The Belief in Angels is superbly written. Dylan Yates is a master storyteller. She has wonderful descriptive skills. Her book is full of human emotion and tenderness, speaks from the soul. It is remarkable how Jules, the main character thrives in spite of growing
up in a severe dysfunctional family, where there is family violence, lack of boundaries, children exposed to inappropriate sexual behavior and neglect. There is role reversal, Jules becomes the parent ant takes care of her brothers. A gripping story, I couldn't
put it down.

Bookbuzz

Angels very much needed.
April 22, 2014
This review is from: The Belief in Angels (Paperback)

It is quite remarkable that children can survive self-centered, abusive, neglectful parents to grow, if not blossom, into self determination and adulthood. Couples, married or not, should be obliged to enroll in a how-to-nurture-children-properly course before contemplating parenthood. There’s no question that Julianne’s (Jules), the main character of J.Dylan Yates, debut novel, The Belief In Angels, parents would not pass any course other than a go-straight-to-jail entrance exam for the brutal treatment of their children.

Despite the grimness of the narrative this is a story where good does eventually find a way to triumph over adversity (evil) and for a first time novelist, J. Dylan Yates, has excellent descriptive skills and tells a story that involves the reader from the first page to the last.

The story begins in Withensea, Massachusetts, in 1979 when Jules Finn is 18 years-of-age and is about to leave her Cape Cod home to go to college.

Jules, in a reflective mood, muses about her childhood with brothers, David and Moses, likening their family life to the salt spray battered houses in need of care and maintenance in the seaside town where they live. This comparison sets the scene well for the recollections that are to come.

The narration segues back to 1967 and the ongoing marital battles that occur between Jules’ parents, Howard and Wendy, violent, quite possibly crazy weirdos. Howard and Wendy’s raisonne d’etre is to extort money from Samuel, the children’s grandfather, to fund their erratic dissipated lifestyle, care of their children is a low priority.

Jules loves her grandparents and would be very happy if she and her brothers could live with them. Frightened to tell her grandfather the truth about the treatment they receive at home, a horsewhip is used for punishment, Jules does whatever it takes to survive without incurring the anger of her parents.

Samuel, a Jewish tailor, does his best to protect his grandchildren from the excesses of their alcoholic nutcase parents but sadly, he has his own demons to exorcise. In the 1920’s while still a young man, he suffered the horror of the Ukranian pogroms – Jews terrorized and murdered by Ukranian units of the Red Army and his later internment in the Majdanek Death Camp where the circumstances of his survival caused trauma which he has never fully recovered from.

Samuel’s story is interleaved with Jule’s recollections of family life – some of it extremely sad and painful to read.

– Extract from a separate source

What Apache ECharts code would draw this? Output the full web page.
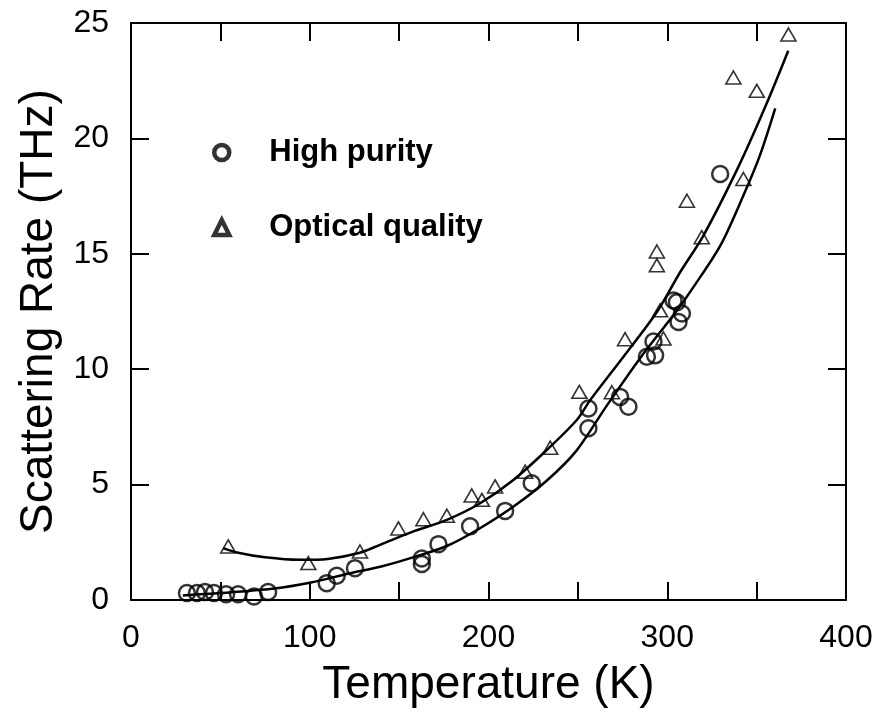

Jules uses humour as a weapon to survive the hardships of her childhood as she battles along a path that has no turning until she can grasp the prize of self ownership. Tragedy strikes what could be described as a dysfunctional family but more realistically described as a hellish household – Jules youngest brother dies, she is grief stricken and it seems that like her grandfather, Samuel, she will forever be haunted by events from the past.

This is a story full of raw emotion, sometimes harrowing, it’s also the story of two characters, separated by a generation, who despite seemingly insurmountable odds have the resilience and courage to face whatever obstacles Fate selects to block their chances of attaining peace and happiness.

Author, J. Dylan Yates, doesn’t deal in happy outcomes but she does deal in well developed characters and believable dialogue in an absorbing narrative – The Belief In Angels is a touching inspiring read.

KIRKUS REVIEW

KIRKUS REVIEW

In Yates’ debut novel, a woman growing up in a dysfunctional family and her Holocaust-survivor grandfather are shaped by their experiences of surviving pain through moments of grace.

Julianne “Jules” Finn grows up in the 1960s and ’70s in the small Cape Cod town of Withensea with her two brothers and a set of terrible parents. Her Irish-Catholic father, Howard, drinks, gambles, and hits both wife and children. Her Jewish mother, Wendy, practices self-indulgence in all its most flamboyant hippie manifestations—especially after she and Howard divorce, and the family house devolves into a nonstop drugs, sex and drinking party. Jules and her brothers “became less like children and more like neglected pets,” with Jules (as the only girl) left to do the family’s grocery shopping, cooking, laundry and cleaning, while also looking after her younger brother, Moses. When the unsupervised boy dies accidentally, Jules blames herself. In this, she has something in common with her grandfather Samuel, who carries a heavy load of guilt: He survived the Holocaust but failed to protect his grandchildren. Alternating sections from Jules’ and Samuel’s points of view follow their emotional journeys. Yates shows much skill in description, characterization and dialogue, and she’s insightful about the mental state of abused children, as when Jules learns to compartmentalize: “I began to see my life in parts. When something bad, or weird, or crazy happened, like my father having a gun and threatening my mother, I’d say to myself: This is the part where my father points a gun at my mother’s head.” Jules’ and Samuel’s voices are distinct; similarly, Yates vividly evokes time and place, whether it’s Samuel’s childhood among the apple and cherry orchards in the Ukraine, the bleakness of a Cape Cod tourist town in winter or Wendy’s psychedelic decorating style. Well-written.